### EXERCISE OBJECTIVE
Provide an exact copy of the data, excluding the images.

### DATA BLOCK
_____

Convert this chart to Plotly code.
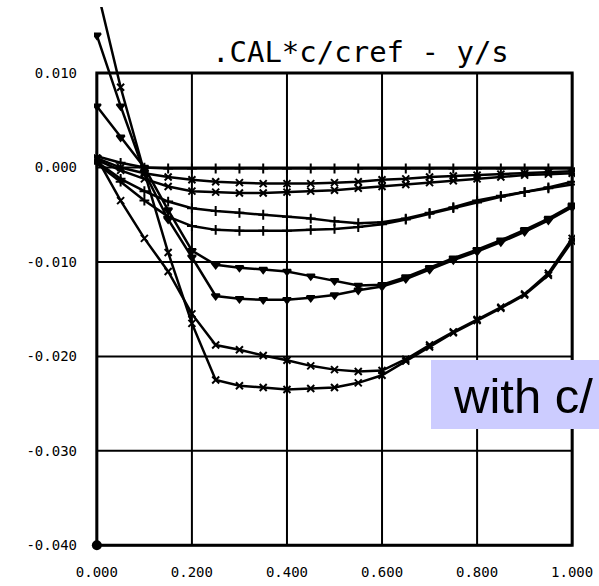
"""Scanned spanwise loading plot: CAL*c/cref against y/s, redrawn with Plotly."""
import plotly.graph_objects as go

# --- data -------------------------------------------------------------------
y_s = [0.0, 0.05, 0.1, 0.15, 0.2, 0.25, 0.3, 0.35, 0.4, 0.45, 0.5,
       0.55, 0.6, 0.65, 0.7, 0.75, 0.8, 0.85, 0.9, 0.95, 1.0]

cal_1 = [0.0012, 0.0005, 0.0000, -0.0001, -0.0001, -0.0001, -0.0001, -0.0001, -0.0001, -0.0001, -0.0001,
         -0.0001, -0.0001, -0.0001, -0.0001, -0.0001, -0.0001, -0.0001, -0.0001, -0.0001, -0.0001]
cal_2 = [0.0010, 0.0000, -0.0006, -0.0010, -0.0013, -0.0015, -0.0016, -0.0017, -0.0017, -0.0017, -0.0016,
         -0.0015, -0.0013, -0.0012, -0.0010, -0.0009, -0.0008, -0.0007, -0.0006, -0.0005, -0.0004]
cal_3 = [0.0008, -0.0003, -0.0012, -0.0020, -0.0025, -0.0026, -0.0027, -0.0027, -0.0026, -0.0025, -0.0024,
         -0.0022, -0.0020, -0.0018, -0.0016, -0.0014, -0.0012, -0.0010, -0.0008, -0.0007, -0.0006]
cal_4 = [0.0006, -0.0012, -0.0025, -0.0036, -0.0043, -0.0046, -0.0048, -0.0050, -0.0052, -0.0054, -0.0057,
         -0.0059, -0.0058, -0.0054, -0.0048, -0.0042, -0.0035, -0.0030, -0.0026, -0.0022, -0.0018]
cal_5 = [0.0004, -0.0015, -0.0035, -0.0052, -0.0062, -0.0066, -0.0067, -0.0067, -0.0067, -0.0066, -0.0065,
         -0.0063, -0.0060, -0.0055, -0.0049, -0.0043, -0.0037, -0.0031, -0.0026, -0.0021, -0.0015]
cal_6 = [0.0065, 0.0032, 0.0000, -0.0045, -0.0088, -0.0103, -0.0106, -0.0108, -0.0110, -0.0115, -0.0120,
         -0.0125, -0.0124, -0.0116, -0.0106, -0.0096, -0.0087, -0.0077, -0.0066, -0.0054, -0.0040]
cal_7 = [0.0140, 0.0065, -0.0005, -0.0055, -0.0095, -0.0136, -0.0139, -0.0140, -0.0140, -0.0138, -0.0135,
         -0.0130, -0.0126, -0.0118, -0.0108, -0.0098, -0.0089, -0.0079, -0.0068, -0.0056, -0.0042]
cal_8 = [0.0010, -0.0035, -0.0075, -0.0110, -0.0155, -0.0188, -0.0193, -0.0199, -0.0204, -0.0210, -0.0214,
         -0.0216, -0.0215, -0.0203, -0.0188, -0.0174, -0.0161, -0.0148, -0.0134, -0.0112, -0.0075]
cal_9 = [0.0190, 0.0085, -0.0005, -0.0090, -0.0165, -0.0225, -0.0231, -0.0233, -0.0235, -0.0234, -0.0233,
         -0.0228, -0.0220, -0.0205, -0.0190, -0.0175, -0.0162, -0.0149, -0.0135, -0.0114, -0.0078]

curves = [cal_1, cal_2, cal_3, cal_4, cal_5, cal_6, cal_7, cal_8, cal_9]
symbols = ["cross-thin", "x-thin", "x-thin", "cross-thin", "cross-thin",
           "triangle-down", "triangle-down", "x-thin", "x-thin"]

x_ticks = [0.0, 0.2, 0.4, 0.6, 0.8, 1.0]
x_tick_labels = ["0.000", "0.200", "0.400", "0.600", "0.800", "1.000"]
y_ticks = [-0.040, -0.030, -0.020, -0.010, 0.000, 0.010]
y_tick_labels = ["-0.040", "-0.030", "-0.020", "-0.010", "0.000", "0.010"]

corner_x = [0.0]
corner_y = [-0.040]

title_text = ".CAL*c/cref - y/s"
overlay_text = "with c/"

# --- layout helpers (pixel -> paper) -----------------------------------------
W, H = 599, 586
M_L, M_R, M_T, M_B = 94, 24, 7, 36


def px(x):
    return (x - M_L) / (W - M_L - M_R)


def py(y):
    return (H - M_B - y) / (H - M_T - M_B)


fig = go.Figure()

for vals, sym in zip(curves, symbols):
    fig.add_trace(go.Scatter(
        x=y_s, y=vals,
        mode="lines+markers",
        line={"color": "black", "width": 2.5},
        marker={"symbol": sym, "size": 7, "color": "black",
                "line": {"color": "black", "width": 2}},
        showlegend=False,
    ))

fig.add_trace(go.Scatter(
    x=corner_x, y=corner_y, mode="markers",
    marker={"size": 10, "color": "black"},
    cliponaxis=False, showlegend=False,
))

# grid drawn as shapes so the verticals stop at the frame
shapes = []
for xv in x_ticks:
    shapes.append(dict(type="line", xref="x", yref="y", x0=xv, x1=xv,
                       y0=y_ticks[0], y1=y_ticks[-1],
                       line={"color": "black", "width": 2}, layer="below"))
for yv in y_ticks:
    shapes.append(dict(type="line", xref="x", yref="y", x0=x_ticks[0], x1=x_ticks[-1],
                       y0=yv, y1=yv,
                       line={"color": "black", "width": 2}, layer="below"))
shapes.append(dict(type="rect", xref="x", yref="y", x0=x_ticks[0], x1=x_ticks[-1],
                   y0=y_ticks[0], y1=y_ticks[-1],
                   line={"color": "black", "width": 3}, layer="below"))
# lavender caption box, cut off by the right edge
shapes.append(dict(type="rect", xref="paper", yref="paper",
                   x0=px(431), x1=px(640), y0=py(429), y1=py(360),
                   fillcolor="rgb(204,204,255)", line={"width": 0}, layer="above"))

fig.update_layout(
    width=W, height=H,
    margin={"l": M_L, "r": M_R, "t": M_T, "b": M_B},
    paper_bgcolor="white", plot_bgcolor="white",
    shapes=shapes,
    font={"family": "DejaVu Sans Mono", "color": "black"},
    annotations=[
        dict(text=title_text, xref="paper", yref="paper", x=px(210), y=py(52),
             xanchor="left", yanchor="middle", showarrow=False,
             font={"family": "DejaVu Sans Mono", "size": 29, "color": "black"}),
        dict(text=overlay_text, xref="paper", yref="paper", x=px(451), y=py(396),
             xanchor="left", yanchor="middle", showarrow=False,
             font={"family": "Liberation Sans", "size": 49, "color": "black"}),
    ],
)

fig.update_xaxes(
    range=[-0.006, 1.006], showgrid=False, zeroline=False, showline=False,
    tickvals=x_ticks, ticktext=x_tick_labels, ticks="", automargin=False,
    tickfont={"family": "DejaVu Sans Mono", "size": 14, "color": "black"},
    ticklabelstandoff=12,
)
fig.update_yaxes(
    range=[-0.0405, 0.0170], showgrid=False, zeroline=False, showline=False,
    tickvals=y_ticks, ticktext=y_tick_labels, ticks="", automargin=False,
    tickfont={"family": "DejaVu Sans Mono", "size": 14, "color": "black"},
    ticklabelstandoff=16,
)

# the page's default body margin would shift the chart 8px; drop it
fig.write_html("out.html", config={"displayModeBar": False},
               post_script="document.body.style.margin='0';")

_____

### TASK OUTPUT
Convert this chart to Plotly code.
"""Scanned spanwise loading plot: CAL*c/cref against y/s, redrawn with Plotly."""
import plotly.graph_objects as go

# --- data -------------------------------------------------------------------
y_s = [0.0, 0.05, 0.1, 0.15, 0.2, 0.25, 0.3, 0.35, 0.4, 0.45, 0.5,
       0.55, 0.6, 0.65, 0.7, 0.75, 0.8, 0.85, 0.9, 0.95, 1.0]

cal_1 = [0.0012, 0.0005, 0.0000, -0.0001, -0.0001, -0.0001, -0.0001, -0.0001, -0.0001, -0.0001, -0.0001,
         -0.0001, -0.0001, -0.0001, -0.0001, -0.0001, -0.0001, -0.0001, -0.0001, -0.0001, -0.0001]
cal_2 = [0.0010, 0.0000, -0.0006, -0.0010, -0.0013, -0.0015, -0.0016, -0.0017, -0.0017, -0.0017, -0.0016,
         -0.0015, -0.0013, -0.0012, -0.0010, -0.0009, -0.0008, -0.0007, -0.0006, -0.0005, -0.0004]
cal_3 = [0.0008, -0.0003, -0.0012, -0.0020, -0.0025, -0.0026, -0.0027, -0.0027, -0.0026, -0.0025, -0.0024,
         -0.0022, -0.0020, -0.0018, -0.0016, -0.0014, -0.0012, -0.0010, -0.0008, -0.0007, -0.0006]
cal_4 = [0.0006, -0.0012, -0.0025, -0.0036, -0.0043, -0.0046, -0.0048, -0.0050, -0.0052, -0.0054, -0.0057,
         -0.0059, -0.0058, -0.0054, -0.0048, -0.0042, -0.0035, -0.0030, -0.0026, -0.0022, -0.0018]
cal_5 = [0.0004, -0.0015, -0.0035, -0.0052, -0.0062, -0.0066, -0.0067, -0.0067, -0.0067, -0.0066, -0.0065,
         -0.0063, -0.0060, -0.0055, -0.0049, -0.0043, -0.0037, -0.0031, -0.0026, -0.0021, -0.0015]
cal_6 = [0.0065, 0.0032, 0.0000, -0.0045, -0.0088, -0.0103, -0.0106, -0.0108, -0.0110, -0.0115, -0.0120,
         -0.0125, -0.0124, -0.0116, -0.0106, -0.0096, -0.0087, -0.0077, -0.0066, -0.0054, -0.0040]
cal_7 = [0.0140, 0.0065, -0.0005, -0.0055, -0.0095, -0.0136, -0.0139, -0.0140, -0.0140, -0.0138, -0.0135,
         -0.0130, -0.0126, -0.0118, -0.0108, -0.0098, -0.0089, -0.0079, -0.0068, -0.0056, -0.0042]
cal_8 = [0.0010, -0.0035, -0.0075, -0.0110, -0.0155, -0.0188, -0.0193, -0.0199, -0.0204, -0.0210, -0.0214,
         -0.0216, -0.0215, -0.0203, -0.0188, -0.0174, -0.0161, -0.0148, -0.0134, -0.0112, -0.0075]
cal_9 = [0.0190, 0.0085, -0.0005, -0.0090, -0.0165, -0.0225, -0.0231, -0.0233, -0.0235, -0.0234, -0.0233,
         -0.0228, -0.0220, -0.0205, -0.0190, -0.0175, -0.0162, -0.0149, -0.0135, -0.0114, -0.0078]

curves = [cal_1, cal_2, cal_3, cal_4, cal_5, cal_6, cal_7, cal_8, cal_9]
symbols = ["cross-thin", "x-thin", "x-thin", "cross-thin", "cross-thin",
           "triangle-down", "triangle-down", "x-thin", "x-thin"]

x_ticks = [0.0, 0.2, 0.4, 0.6, 0.8, 1.0]
x_tick_labels = ["0.000", "0.200", "0.400", "0.600", "0.800", "1.000"]
y_ticks = [-0.040, -0.030, -0.020, -0.010, 0.000, 0.010]
y_tick_labels = ["-0.040", "-0.030", "-0.020", "-0.010", "0.000", "0.010"]

corner_x = [0.0]
corner_y = [-0.040]

title_text = ".CAL*c/cref - y/s"
overlay_text = "with c/"

# --- layout helpers (pixel -> paper) -----------------------------------------
W, H = 599, 586
M_L, M_R, M_T, M_B = 94, 24, 7, 36


def px(x):
    return (x - M_L) / (W - M_L - M_R)


def py(y):
    return (H - M_B - y) / (H - M_T - M_B)


fig = go.Figure()

for vals, sym in zip(curves, symbols):
    fig.add_trace(go.Scatter(
        x=y_s, y=vals,
        mode="lines+markers",
        line={"color": "black", "width": 2.5},
        marker={"symbol": sym, "size": 7, "color": "black",
                "line": {"color": "black", "width": 2}},
        showlegend=False,
    ))

fig.add_trace(go.Scatter(
    x=corner_x, y=corner_y, mode="markers",
    marker={"size": 10, "color": "black"},
    cliponaxis=False, showlegend=False,
))

# grid drawn as shapes so the verticals stop at the frame
shapes = []
for xv in x_ticks:
    shapes.append(dict(type="line", xref="x", yref="y", x0=xv, x1=xv,
                       y0=y_ticks[0], y1=y_ticks[-1],
                       line={"color": "black", "width": 2}, layer="below"))
for yv in y_ticks:
    shapes.append(dict(type="line", xref="x", yref="y", x0=x_ticks[0], x1=x_ticks[-1],
                       y0=yv, y1=yv,
                       line={"color": "black", "width": 2}, layer="below"))
shapes.append(dict(type="rect", xref="x", yref="y", x0=x_ticks[0], x1=x_ticks[-1],
                   y0=y_ticks[0], y1=y_ticks[-1],
                   line={"color": "black", "width": 3}, layer="below"))
# lavender caption box, cut off by the right edge
shapes.append(dict(type="rect", xref="paper", yref="paper",
                   x0=px(431), x1=px(640), y0=py(429), y1=py(360),
                   fillcolor="rgb(204,204,255)", line={"width": 0}, layer="above"))

fig.update_layout(
    width=W, height=H,
    margin={"l": M_L, "r": M_R, "t": M_T, "b": M_B},
    paper_bgcolor="white", plot_bgcolor="white",
    shapes=shapes,
    font={"family": "DejaVu Sans Mono", "color": "black"},
    annotations=[
        dict(text=title_text, xref="paper", yref="paper", x=px(210), y=py(52),
             xanchor="left", yanchor="middle", showarrow=False,
             font={"family": "DejaVu Sans Mono", "size": 29, "color": "black"}),
        dict(text=overlay_text, xref="paper", yref="paper", x=px(451), y=py(396),
             xanchor="left", yanchor="middle", showarrow=False,
             font={"family": "Liberation Sans", "size": 49, "color": "black"}),
    ],
)

fig.update_xaxes(
    range=[-0.006, 1.006], showgrid=False, zeroline=False, showline=False,
    tickvals=x_ticks, ticktext=x_tick_labels, ticks="", automargin=False,
    tickfont={"family": "DejaVu Sans Mono", "size": 14, "color": "black"},
    ticklabelstandoff=12,
)
fig.update_yaxes(
    range=[-0.0405, 0.0170], showgrid=False, zeroline=False, showline=False,
    tickvals=y_ticks, ticktext=y_tick_labels, ticks="", automargin=False,
    tickfont={"family": "DejaVu Sans Mono", "size": 14, "color": "black"},
    ticklabelstandoff=16,
)

# the page's default body margin would shift the chart 8px; drop it
fig.write_html("out.html", config={"displayModeBar": False},
               post_script="document.body.style.margin='0';")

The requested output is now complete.